• **What is needed**: Reproduce, please, only the lines from the first line below to the line containing "import pandas as pd", inclusive.
***
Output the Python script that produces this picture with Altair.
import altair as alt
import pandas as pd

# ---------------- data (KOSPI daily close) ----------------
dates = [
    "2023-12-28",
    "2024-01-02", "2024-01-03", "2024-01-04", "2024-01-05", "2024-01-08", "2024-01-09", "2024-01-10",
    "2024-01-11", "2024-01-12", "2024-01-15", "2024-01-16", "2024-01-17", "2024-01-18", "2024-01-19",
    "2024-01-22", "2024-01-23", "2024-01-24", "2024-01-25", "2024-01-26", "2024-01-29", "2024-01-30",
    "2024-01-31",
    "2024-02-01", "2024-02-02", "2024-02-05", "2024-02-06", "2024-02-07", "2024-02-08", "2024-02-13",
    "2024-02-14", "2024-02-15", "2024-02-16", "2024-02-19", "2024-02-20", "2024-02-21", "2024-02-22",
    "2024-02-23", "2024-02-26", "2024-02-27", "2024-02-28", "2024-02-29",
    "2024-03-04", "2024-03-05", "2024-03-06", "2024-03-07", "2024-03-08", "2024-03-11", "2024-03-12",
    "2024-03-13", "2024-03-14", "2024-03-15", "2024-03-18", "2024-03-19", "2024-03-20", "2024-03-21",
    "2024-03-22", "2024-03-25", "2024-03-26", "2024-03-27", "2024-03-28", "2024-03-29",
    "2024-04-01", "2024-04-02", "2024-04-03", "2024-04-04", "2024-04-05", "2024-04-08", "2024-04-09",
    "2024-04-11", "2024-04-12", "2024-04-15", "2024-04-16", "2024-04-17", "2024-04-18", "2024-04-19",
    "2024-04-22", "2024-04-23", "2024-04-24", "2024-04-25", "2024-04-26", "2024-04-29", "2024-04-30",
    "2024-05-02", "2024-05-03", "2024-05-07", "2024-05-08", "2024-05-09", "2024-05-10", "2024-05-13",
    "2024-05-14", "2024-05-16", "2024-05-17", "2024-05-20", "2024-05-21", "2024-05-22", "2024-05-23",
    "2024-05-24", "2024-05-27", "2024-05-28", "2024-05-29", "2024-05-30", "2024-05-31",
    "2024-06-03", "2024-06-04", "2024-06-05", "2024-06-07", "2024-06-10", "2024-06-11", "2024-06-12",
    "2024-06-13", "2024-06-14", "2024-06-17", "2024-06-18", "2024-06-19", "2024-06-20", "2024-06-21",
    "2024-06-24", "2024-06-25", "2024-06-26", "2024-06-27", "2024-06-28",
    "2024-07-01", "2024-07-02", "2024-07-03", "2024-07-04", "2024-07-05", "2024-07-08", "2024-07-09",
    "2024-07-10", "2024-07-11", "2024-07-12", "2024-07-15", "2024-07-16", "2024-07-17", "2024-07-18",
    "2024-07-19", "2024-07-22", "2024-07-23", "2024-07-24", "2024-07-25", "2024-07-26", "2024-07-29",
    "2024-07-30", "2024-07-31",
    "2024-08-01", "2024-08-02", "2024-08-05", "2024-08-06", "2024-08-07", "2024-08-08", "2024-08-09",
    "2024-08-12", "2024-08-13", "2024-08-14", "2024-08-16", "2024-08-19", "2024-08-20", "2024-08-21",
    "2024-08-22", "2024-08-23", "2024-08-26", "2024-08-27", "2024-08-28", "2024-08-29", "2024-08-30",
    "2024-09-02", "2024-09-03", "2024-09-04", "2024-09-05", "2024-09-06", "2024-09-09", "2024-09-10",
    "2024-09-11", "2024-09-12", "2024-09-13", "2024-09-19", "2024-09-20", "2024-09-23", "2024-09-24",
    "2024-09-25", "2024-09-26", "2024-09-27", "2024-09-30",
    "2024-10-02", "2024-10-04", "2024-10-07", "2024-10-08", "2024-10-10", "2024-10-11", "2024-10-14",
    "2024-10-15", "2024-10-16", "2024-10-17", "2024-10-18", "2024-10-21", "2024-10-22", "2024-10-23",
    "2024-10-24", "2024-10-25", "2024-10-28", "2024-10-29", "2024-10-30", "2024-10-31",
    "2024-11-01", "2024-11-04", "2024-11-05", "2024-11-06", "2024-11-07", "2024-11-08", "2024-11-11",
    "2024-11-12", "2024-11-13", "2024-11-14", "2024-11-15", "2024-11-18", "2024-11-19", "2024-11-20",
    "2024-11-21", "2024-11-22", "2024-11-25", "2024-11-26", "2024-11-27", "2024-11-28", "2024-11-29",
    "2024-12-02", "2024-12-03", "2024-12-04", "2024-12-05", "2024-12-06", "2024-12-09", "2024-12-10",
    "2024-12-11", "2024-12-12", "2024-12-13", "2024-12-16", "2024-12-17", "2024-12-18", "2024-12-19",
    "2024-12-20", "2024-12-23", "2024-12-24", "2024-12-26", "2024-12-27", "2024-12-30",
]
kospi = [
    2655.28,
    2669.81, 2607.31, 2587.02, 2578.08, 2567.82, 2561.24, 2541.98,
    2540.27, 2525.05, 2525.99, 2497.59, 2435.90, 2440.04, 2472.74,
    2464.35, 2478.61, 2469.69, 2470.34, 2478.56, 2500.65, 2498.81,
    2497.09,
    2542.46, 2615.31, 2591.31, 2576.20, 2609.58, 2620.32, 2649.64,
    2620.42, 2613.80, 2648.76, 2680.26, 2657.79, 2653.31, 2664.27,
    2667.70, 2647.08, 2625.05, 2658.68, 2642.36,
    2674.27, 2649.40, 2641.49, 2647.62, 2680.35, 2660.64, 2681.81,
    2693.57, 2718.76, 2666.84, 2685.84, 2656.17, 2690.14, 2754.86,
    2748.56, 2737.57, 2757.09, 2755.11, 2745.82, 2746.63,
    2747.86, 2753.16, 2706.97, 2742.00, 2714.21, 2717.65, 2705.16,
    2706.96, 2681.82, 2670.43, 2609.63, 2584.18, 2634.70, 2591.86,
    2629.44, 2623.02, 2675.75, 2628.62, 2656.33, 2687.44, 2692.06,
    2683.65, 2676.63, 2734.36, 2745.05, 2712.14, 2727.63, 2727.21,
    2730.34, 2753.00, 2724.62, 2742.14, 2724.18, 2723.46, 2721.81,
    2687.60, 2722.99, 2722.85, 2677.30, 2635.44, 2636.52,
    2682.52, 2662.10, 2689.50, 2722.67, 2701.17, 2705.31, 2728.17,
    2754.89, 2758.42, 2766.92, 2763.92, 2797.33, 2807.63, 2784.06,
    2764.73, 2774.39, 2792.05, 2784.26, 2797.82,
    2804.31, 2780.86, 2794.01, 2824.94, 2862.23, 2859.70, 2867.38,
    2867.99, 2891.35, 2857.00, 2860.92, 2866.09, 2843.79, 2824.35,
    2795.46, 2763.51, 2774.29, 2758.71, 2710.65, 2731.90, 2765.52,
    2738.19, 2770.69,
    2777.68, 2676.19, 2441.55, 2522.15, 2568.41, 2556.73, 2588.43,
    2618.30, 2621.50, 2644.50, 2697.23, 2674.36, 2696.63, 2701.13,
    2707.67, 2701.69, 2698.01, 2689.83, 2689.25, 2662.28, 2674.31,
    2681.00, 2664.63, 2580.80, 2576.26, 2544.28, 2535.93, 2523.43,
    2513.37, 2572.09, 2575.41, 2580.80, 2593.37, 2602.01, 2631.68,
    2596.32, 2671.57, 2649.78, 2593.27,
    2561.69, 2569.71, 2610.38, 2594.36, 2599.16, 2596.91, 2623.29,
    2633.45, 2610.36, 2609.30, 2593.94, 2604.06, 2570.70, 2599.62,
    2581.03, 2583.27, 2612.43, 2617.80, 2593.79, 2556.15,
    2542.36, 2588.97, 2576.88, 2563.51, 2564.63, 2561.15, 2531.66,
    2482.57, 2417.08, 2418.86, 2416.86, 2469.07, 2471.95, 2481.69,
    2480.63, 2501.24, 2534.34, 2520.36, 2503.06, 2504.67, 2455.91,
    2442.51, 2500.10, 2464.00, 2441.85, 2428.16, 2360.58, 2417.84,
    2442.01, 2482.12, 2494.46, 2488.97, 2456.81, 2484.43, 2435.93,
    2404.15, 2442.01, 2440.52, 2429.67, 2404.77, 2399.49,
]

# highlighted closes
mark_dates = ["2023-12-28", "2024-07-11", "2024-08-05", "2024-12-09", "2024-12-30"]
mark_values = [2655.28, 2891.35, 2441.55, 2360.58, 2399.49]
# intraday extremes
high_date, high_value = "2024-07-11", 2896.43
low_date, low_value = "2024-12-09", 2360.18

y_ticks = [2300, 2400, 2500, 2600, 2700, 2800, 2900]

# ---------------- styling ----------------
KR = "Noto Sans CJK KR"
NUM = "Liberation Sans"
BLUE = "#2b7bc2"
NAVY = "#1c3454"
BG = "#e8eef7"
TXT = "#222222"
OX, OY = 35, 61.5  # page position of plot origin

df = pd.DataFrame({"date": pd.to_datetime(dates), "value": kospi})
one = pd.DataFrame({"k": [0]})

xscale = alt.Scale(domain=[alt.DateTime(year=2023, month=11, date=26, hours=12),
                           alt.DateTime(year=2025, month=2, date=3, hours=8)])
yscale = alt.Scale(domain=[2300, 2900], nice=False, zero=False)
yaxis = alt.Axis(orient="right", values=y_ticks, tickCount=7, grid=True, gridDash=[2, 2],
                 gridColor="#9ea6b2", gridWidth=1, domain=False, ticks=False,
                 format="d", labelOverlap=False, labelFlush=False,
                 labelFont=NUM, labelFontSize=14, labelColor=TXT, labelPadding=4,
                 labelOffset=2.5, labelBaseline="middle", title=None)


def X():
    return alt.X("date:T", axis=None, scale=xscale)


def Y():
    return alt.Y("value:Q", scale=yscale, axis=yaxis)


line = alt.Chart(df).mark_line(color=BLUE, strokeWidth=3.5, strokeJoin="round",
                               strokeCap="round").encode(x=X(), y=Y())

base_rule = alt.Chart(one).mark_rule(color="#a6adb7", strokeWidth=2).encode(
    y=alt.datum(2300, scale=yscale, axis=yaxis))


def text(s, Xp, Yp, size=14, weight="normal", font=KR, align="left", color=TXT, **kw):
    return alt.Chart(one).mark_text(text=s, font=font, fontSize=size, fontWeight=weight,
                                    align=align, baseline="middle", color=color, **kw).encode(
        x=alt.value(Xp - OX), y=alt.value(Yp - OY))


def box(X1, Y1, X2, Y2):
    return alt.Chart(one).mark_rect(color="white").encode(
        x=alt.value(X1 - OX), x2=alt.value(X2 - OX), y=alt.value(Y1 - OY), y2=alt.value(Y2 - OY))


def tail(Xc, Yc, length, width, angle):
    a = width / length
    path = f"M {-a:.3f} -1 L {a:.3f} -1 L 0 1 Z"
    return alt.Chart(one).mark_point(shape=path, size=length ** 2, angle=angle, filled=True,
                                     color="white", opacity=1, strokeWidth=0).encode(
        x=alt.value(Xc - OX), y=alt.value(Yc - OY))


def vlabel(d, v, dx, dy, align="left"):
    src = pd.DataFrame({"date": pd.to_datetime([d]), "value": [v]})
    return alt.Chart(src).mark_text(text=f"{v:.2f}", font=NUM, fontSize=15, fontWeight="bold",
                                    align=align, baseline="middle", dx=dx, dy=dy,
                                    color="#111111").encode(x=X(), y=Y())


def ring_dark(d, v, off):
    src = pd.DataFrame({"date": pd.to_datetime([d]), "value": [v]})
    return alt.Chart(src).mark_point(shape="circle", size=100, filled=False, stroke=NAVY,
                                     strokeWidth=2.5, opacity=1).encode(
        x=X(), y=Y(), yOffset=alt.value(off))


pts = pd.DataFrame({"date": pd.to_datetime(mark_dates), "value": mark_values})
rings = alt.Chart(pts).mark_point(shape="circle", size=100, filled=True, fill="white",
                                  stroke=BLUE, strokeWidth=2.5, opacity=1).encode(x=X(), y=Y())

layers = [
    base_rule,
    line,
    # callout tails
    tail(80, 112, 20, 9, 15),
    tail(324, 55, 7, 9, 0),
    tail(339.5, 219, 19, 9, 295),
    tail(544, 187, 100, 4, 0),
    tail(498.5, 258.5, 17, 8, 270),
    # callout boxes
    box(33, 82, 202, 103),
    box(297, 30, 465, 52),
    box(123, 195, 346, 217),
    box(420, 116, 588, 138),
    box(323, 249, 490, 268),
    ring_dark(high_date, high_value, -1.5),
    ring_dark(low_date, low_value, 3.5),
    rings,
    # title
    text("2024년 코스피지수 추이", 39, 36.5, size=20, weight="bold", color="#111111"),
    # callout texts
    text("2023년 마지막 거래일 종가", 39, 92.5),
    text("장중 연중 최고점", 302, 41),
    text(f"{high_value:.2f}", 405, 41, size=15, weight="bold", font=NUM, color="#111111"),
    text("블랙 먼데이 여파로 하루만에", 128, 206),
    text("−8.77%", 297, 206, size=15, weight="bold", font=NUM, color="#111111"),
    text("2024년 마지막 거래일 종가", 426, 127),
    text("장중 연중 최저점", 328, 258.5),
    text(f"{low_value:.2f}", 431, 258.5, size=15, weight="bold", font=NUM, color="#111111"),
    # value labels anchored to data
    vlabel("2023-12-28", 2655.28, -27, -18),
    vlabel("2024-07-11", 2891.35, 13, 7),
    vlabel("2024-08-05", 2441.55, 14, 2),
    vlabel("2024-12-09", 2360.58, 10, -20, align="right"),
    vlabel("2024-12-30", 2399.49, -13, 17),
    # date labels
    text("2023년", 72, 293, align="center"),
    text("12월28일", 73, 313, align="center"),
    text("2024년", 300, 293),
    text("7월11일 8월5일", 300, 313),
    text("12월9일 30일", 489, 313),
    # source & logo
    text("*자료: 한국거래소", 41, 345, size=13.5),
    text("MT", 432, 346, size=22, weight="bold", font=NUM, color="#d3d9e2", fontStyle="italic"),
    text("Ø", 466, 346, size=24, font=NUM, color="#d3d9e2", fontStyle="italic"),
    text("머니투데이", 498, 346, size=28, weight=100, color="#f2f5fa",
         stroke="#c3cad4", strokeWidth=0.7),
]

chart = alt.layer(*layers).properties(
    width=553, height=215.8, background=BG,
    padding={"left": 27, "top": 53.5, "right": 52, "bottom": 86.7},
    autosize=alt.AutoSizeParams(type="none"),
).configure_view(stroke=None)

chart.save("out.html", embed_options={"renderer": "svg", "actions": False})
***
• **Solved problem**:
Output the Python script that produces this picture with Altair.
import altair as alt
import pandas as pd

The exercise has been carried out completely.